Transcribe only part of the material below: the lines from the one containing "Write the Altair code for this chart." through the one containing "X_STEP = 0.25", inclusive, exactly as written.

### Stored items from a collection
++++++

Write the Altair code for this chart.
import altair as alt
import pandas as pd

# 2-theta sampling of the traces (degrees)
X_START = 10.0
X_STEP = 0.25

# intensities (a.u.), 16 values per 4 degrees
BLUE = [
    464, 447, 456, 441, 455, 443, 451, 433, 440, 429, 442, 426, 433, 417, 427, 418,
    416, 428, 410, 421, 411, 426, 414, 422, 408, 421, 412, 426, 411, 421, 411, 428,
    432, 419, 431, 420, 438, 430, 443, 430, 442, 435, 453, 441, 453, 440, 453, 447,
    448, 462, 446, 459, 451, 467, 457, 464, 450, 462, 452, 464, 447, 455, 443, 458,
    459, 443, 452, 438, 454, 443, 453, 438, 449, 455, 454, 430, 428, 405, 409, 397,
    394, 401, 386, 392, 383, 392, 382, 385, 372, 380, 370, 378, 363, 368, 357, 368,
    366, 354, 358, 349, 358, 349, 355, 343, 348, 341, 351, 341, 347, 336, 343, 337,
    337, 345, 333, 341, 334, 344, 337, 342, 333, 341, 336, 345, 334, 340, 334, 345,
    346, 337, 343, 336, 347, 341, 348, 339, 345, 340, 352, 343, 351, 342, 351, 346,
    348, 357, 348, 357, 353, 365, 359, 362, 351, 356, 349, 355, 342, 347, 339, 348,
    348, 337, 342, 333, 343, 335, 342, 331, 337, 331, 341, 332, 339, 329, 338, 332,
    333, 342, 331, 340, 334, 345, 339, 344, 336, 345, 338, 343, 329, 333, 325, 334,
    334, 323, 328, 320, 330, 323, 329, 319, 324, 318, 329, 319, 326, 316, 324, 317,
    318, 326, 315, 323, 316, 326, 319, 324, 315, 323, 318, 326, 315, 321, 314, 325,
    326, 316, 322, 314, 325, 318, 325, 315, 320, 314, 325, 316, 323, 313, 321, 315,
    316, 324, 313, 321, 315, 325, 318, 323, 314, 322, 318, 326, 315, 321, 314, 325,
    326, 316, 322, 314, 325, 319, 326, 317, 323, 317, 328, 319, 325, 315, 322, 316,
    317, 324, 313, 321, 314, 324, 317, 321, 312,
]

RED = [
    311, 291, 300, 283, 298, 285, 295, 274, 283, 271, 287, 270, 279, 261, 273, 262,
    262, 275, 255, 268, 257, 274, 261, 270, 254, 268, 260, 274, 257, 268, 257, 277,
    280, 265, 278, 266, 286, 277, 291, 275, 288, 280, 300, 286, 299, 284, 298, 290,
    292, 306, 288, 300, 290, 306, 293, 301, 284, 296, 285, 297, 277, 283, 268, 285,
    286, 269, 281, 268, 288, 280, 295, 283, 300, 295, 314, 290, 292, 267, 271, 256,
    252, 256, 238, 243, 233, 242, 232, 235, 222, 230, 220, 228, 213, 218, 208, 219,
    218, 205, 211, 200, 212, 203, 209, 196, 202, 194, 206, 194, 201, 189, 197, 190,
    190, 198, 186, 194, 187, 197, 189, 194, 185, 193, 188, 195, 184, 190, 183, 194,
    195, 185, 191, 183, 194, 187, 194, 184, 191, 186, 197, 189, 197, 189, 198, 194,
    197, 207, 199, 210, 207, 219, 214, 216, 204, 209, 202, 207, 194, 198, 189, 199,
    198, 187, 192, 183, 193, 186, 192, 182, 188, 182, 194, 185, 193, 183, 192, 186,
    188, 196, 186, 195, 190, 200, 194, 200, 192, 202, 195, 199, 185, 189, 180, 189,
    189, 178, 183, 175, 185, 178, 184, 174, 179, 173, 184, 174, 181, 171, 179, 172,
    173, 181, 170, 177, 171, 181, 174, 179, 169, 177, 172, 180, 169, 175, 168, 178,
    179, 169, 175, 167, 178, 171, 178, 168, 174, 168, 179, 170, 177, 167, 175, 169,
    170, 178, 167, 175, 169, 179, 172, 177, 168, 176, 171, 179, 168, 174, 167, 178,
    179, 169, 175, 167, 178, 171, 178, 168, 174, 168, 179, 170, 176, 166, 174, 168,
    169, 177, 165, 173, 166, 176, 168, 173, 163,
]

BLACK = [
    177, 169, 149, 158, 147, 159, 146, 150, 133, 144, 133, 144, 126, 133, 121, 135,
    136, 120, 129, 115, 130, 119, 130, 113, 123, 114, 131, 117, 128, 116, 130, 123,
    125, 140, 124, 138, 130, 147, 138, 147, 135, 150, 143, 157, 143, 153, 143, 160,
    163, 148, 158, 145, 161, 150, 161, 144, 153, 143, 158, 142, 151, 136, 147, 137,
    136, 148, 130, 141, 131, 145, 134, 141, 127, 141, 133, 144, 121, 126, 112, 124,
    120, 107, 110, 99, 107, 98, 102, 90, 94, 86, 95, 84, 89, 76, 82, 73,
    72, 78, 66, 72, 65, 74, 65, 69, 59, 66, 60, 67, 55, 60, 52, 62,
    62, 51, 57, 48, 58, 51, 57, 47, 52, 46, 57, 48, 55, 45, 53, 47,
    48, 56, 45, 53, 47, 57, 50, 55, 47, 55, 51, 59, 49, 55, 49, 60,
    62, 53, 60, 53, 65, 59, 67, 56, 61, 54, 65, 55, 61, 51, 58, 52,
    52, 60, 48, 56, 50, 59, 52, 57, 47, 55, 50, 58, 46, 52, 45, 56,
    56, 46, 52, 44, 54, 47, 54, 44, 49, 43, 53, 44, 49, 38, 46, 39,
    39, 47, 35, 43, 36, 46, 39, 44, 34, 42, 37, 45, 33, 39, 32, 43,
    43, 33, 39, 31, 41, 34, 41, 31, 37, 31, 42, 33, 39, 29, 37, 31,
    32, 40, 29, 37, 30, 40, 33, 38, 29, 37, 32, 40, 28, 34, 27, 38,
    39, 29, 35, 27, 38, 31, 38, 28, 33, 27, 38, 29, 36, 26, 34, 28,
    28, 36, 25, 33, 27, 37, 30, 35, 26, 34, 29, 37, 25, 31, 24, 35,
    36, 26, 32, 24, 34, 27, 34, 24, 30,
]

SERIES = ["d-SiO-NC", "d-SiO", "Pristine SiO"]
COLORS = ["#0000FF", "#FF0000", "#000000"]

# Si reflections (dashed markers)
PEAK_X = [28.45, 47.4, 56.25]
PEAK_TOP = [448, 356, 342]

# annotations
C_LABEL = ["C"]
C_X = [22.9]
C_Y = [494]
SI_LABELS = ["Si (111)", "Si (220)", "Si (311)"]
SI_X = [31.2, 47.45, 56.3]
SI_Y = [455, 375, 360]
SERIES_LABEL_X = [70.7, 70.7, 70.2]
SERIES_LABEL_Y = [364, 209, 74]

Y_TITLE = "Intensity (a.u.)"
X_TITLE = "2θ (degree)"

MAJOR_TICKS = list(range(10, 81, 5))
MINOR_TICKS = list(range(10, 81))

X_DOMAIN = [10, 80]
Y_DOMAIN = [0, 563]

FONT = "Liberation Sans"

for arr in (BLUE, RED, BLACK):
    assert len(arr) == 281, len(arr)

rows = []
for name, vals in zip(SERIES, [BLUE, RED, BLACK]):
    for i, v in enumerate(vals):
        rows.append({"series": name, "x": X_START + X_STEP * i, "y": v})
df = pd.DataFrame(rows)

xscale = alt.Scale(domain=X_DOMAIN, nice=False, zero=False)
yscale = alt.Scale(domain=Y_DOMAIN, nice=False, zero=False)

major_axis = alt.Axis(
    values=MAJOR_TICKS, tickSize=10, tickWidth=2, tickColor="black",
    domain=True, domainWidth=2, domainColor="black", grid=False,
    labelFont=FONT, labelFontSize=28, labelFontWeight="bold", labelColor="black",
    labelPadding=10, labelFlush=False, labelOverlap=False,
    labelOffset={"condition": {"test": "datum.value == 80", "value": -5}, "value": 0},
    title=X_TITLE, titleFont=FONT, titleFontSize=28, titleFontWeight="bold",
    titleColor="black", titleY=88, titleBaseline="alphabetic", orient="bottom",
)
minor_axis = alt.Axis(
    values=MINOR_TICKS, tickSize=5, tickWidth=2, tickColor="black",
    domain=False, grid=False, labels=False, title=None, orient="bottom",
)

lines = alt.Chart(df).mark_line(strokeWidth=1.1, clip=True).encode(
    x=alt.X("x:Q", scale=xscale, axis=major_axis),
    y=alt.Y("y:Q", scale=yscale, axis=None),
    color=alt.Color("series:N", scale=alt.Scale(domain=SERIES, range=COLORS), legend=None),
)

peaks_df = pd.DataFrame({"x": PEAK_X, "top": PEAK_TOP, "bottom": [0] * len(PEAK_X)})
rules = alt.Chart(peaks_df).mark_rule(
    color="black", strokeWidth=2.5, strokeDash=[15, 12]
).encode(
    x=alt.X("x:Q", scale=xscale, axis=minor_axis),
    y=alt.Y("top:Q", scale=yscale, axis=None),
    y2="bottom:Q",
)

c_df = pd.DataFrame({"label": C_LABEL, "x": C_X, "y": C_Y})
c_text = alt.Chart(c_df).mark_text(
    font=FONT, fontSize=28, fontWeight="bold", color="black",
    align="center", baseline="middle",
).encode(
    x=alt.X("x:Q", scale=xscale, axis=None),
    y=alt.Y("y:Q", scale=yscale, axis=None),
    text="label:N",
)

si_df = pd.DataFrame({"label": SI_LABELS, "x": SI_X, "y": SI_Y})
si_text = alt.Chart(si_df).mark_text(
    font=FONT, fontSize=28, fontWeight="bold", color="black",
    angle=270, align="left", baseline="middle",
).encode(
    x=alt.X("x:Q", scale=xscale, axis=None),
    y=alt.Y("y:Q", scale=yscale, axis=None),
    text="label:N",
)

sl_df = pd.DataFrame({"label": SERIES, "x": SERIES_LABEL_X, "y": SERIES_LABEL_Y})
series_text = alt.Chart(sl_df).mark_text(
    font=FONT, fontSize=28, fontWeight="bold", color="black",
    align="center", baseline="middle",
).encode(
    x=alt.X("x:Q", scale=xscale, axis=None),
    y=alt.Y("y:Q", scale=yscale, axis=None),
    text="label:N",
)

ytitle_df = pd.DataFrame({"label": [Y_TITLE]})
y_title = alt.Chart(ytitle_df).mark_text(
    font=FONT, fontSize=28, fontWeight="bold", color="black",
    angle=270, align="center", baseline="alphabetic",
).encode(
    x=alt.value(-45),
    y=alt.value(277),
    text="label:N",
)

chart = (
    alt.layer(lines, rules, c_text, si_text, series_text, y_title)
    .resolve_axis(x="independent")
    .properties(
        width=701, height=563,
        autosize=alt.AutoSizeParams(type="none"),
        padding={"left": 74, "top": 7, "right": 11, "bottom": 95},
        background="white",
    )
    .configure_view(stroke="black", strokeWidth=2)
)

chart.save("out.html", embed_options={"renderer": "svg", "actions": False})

++++++

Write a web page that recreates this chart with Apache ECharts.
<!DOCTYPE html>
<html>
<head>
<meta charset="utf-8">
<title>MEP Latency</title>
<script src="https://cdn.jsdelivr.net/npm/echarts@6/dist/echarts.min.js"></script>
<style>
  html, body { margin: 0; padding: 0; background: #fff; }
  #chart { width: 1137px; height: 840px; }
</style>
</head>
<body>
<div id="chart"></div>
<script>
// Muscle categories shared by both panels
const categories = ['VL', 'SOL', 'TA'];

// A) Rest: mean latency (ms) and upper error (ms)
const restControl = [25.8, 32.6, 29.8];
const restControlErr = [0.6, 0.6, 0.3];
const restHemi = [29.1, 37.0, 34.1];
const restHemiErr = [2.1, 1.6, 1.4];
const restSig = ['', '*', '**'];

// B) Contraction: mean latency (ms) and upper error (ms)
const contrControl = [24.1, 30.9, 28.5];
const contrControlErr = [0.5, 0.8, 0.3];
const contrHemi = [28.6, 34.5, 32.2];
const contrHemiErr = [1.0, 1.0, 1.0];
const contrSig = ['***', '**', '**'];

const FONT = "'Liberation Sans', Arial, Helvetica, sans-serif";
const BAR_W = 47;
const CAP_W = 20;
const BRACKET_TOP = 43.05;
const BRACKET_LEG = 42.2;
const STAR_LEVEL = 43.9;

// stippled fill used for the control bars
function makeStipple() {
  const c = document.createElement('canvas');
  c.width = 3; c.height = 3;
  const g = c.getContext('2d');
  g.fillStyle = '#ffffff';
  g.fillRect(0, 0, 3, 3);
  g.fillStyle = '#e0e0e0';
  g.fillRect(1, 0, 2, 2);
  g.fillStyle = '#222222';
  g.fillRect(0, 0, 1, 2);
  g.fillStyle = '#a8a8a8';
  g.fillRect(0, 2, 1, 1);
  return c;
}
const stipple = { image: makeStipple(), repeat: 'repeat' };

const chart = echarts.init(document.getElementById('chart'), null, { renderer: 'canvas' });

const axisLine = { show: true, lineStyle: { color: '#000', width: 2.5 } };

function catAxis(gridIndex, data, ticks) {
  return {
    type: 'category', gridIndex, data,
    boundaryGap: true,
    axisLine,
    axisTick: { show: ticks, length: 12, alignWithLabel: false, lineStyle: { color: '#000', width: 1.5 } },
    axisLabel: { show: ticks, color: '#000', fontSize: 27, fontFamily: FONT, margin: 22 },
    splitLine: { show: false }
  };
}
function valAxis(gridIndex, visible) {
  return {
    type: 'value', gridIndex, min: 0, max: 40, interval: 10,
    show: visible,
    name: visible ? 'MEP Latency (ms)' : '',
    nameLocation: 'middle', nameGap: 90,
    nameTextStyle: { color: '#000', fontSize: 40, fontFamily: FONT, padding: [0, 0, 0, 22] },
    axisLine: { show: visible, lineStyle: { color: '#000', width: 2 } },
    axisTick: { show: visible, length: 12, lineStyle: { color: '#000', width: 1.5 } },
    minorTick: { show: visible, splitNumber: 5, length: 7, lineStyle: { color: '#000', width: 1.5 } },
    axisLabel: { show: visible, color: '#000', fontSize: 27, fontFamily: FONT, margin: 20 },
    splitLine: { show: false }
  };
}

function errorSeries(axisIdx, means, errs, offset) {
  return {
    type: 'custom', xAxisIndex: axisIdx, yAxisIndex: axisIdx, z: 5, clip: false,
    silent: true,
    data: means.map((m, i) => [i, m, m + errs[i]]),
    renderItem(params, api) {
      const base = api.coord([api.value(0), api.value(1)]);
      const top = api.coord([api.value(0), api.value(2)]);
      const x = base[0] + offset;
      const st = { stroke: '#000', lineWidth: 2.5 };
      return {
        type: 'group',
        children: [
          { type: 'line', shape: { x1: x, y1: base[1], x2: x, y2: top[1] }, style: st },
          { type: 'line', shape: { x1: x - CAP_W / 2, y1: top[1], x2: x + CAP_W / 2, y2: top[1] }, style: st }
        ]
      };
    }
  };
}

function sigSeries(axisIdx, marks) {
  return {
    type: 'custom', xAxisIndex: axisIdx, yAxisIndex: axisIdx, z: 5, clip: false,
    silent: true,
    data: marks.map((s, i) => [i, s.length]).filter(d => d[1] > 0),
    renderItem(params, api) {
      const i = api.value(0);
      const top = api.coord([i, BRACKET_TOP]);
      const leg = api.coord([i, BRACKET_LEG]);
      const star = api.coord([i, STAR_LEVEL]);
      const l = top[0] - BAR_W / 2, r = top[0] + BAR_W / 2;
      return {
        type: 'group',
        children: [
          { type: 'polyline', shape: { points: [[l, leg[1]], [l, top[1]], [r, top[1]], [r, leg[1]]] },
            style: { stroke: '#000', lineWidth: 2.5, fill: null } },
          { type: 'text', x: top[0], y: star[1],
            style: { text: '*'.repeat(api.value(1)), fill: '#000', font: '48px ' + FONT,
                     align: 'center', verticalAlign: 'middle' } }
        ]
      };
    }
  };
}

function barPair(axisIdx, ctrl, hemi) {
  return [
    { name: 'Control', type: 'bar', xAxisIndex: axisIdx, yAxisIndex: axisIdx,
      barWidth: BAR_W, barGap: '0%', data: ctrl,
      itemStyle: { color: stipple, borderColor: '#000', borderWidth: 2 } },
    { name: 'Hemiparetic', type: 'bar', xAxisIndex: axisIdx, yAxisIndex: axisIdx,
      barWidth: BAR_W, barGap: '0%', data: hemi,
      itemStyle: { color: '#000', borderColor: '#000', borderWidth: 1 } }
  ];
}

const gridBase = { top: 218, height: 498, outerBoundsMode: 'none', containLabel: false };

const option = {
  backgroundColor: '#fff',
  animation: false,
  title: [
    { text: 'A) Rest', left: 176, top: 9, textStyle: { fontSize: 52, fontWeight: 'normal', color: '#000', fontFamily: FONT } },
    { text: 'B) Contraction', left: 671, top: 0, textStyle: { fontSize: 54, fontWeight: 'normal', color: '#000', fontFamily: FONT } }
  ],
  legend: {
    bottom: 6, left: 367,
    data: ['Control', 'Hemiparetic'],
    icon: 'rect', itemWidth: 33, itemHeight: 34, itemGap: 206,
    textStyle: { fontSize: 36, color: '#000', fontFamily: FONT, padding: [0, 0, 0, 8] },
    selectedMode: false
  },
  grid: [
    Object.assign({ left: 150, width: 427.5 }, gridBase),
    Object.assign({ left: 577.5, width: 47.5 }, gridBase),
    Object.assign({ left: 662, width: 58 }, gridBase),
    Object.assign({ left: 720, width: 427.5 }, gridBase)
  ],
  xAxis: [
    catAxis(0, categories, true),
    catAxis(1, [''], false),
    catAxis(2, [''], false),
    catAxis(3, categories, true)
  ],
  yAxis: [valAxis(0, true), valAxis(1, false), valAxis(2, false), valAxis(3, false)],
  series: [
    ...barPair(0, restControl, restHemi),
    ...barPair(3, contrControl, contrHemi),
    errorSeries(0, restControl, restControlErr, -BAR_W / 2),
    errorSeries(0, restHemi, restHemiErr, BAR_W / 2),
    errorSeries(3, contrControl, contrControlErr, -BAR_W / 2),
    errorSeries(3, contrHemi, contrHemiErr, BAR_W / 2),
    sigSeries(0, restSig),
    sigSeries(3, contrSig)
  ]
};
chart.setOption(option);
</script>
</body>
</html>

++++++

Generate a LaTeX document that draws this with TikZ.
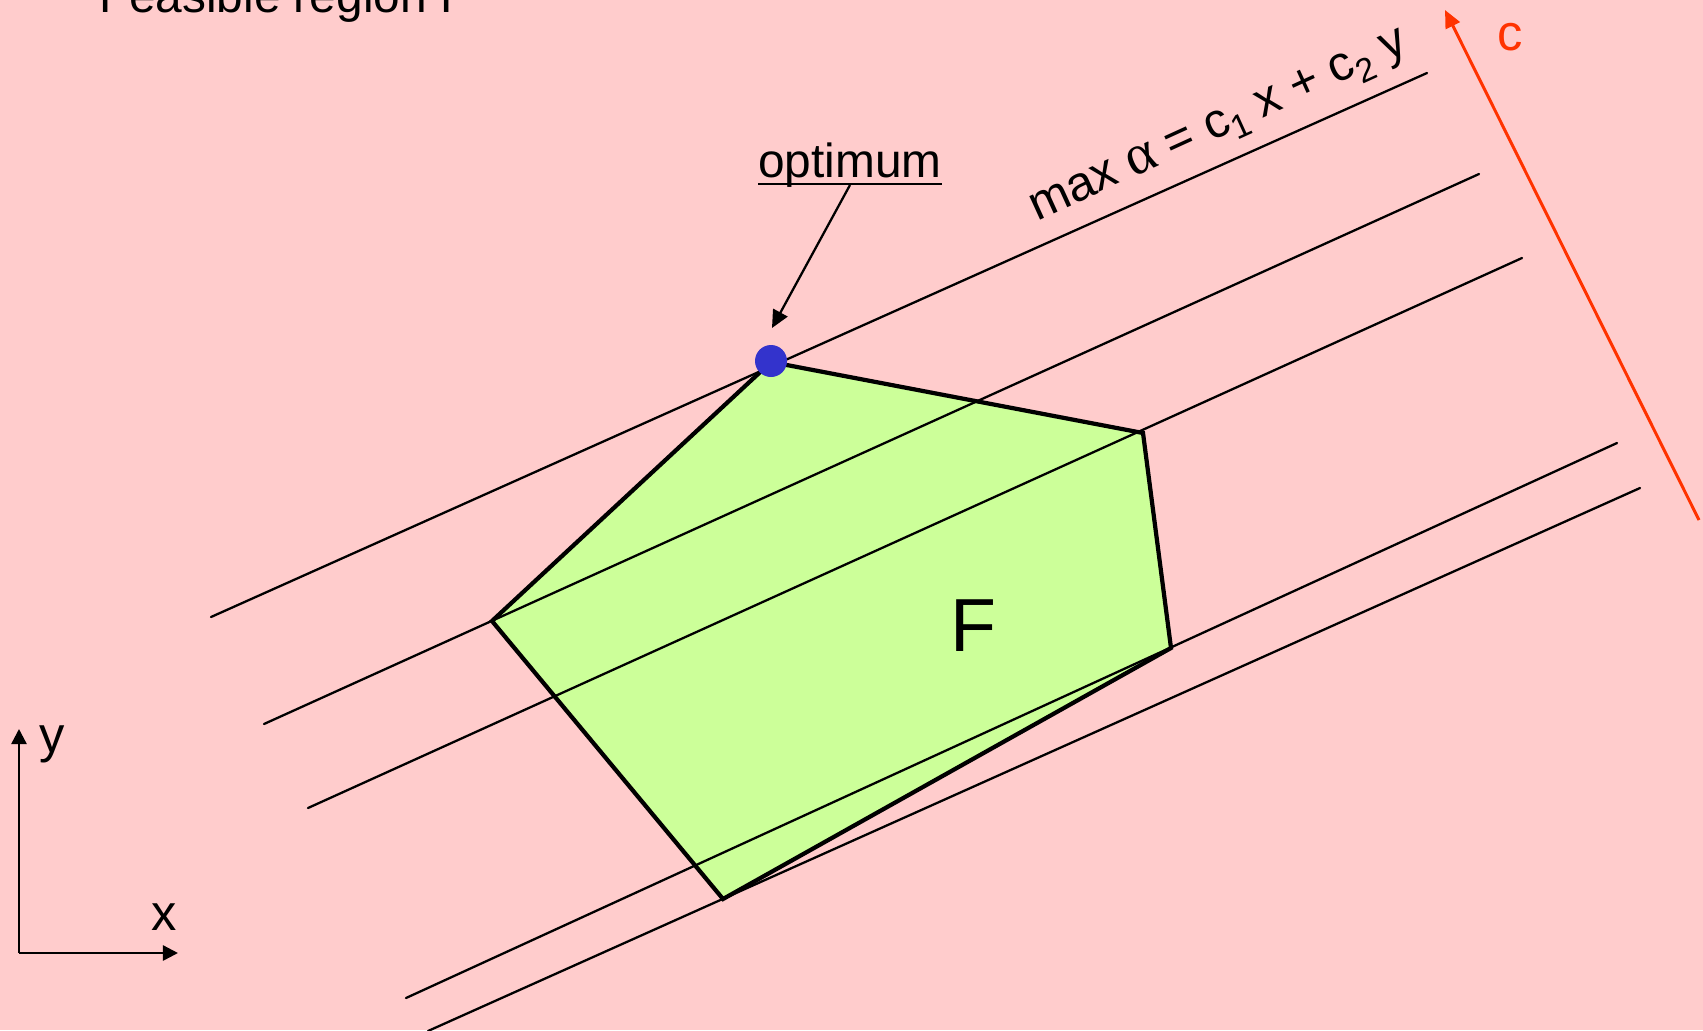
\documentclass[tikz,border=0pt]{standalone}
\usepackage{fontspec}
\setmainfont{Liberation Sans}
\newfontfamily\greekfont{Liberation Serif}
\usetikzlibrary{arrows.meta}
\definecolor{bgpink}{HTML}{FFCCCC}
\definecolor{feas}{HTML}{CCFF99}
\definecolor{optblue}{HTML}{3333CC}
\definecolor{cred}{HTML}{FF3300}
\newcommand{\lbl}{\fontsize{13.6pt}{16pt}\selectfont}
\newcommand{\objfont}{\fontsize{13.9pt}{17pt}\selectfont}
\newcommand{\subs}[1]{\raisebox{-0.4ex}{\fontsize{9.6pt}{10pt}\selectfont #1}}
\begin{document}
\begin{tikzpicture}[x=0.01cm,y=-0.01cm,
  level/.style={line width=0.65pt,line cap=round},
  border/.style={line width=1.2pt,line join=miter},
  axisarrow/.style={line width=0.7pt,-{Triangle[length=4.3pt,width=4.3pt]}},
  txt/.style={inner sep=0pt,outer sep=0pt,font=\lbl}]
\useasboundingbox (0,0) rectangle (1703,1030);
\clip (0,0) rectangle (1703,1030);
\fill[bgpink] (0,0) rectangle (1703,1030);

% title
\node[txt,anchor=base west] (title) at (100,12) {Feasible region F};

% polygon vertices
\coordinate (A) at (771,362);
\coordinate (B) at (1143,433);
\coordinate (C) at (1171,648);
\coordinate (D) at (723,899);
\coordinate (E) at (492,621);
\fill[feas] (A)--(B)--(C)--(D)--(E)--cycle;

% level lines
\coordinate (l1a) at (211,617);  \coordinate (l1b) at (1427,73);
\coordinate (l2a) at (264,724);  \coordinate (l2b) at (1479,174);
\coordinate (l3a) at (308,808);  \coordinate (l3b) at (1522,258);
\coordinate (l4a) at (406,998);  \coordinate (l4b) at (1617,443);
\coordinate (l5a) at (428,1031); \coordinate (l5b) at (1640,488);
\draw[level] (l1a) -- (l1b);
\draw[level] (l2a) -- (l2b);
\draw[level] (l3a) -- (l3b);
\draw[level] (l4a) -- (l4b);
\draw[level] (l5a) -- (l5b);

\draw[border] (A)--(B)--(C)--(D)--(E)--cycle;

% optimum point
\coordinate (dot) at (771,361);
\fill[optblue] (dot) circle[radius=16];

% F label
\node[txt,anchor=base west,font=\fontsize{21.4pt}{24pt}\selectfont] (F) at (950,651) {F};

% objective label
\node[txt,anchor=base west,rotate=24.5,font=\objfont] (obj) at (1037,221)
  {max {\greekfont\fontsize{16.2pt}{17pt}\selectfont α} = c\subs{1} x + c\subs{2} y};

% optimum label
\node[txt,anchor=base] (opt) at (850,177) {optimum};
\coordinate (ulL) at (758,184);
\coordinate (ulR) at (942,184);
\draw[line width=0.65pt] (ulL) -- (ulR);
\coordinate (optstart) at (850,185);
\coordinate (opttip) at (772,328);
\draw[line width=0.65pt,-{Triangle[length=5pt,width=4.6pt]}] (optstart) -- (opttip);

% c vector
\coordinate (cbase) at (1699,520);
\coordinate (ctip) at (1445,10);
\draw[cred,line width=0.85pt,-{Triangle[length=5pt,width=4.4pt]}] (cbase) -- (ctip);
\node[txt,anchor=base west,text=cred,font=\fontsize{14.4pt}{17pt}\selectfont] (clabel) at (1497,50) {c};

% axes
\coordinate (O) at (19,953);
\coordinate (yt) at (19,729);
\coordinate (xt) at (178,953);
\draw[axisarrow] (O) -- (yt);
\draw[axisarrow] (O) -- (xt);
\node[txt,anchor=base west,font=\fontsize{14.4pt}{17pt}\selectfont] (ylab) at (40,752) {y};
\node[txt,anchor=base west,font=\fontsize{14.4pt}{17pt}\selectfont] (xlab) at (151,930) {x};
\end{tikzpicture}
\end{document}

++++++

### FULL SOLUTION
Write the Altair code for this chart.
import altair as alt
import pandas as pd

# 2-theta sampling of the traces (degrees)
X_START = 10.0
X_STEP = 0.25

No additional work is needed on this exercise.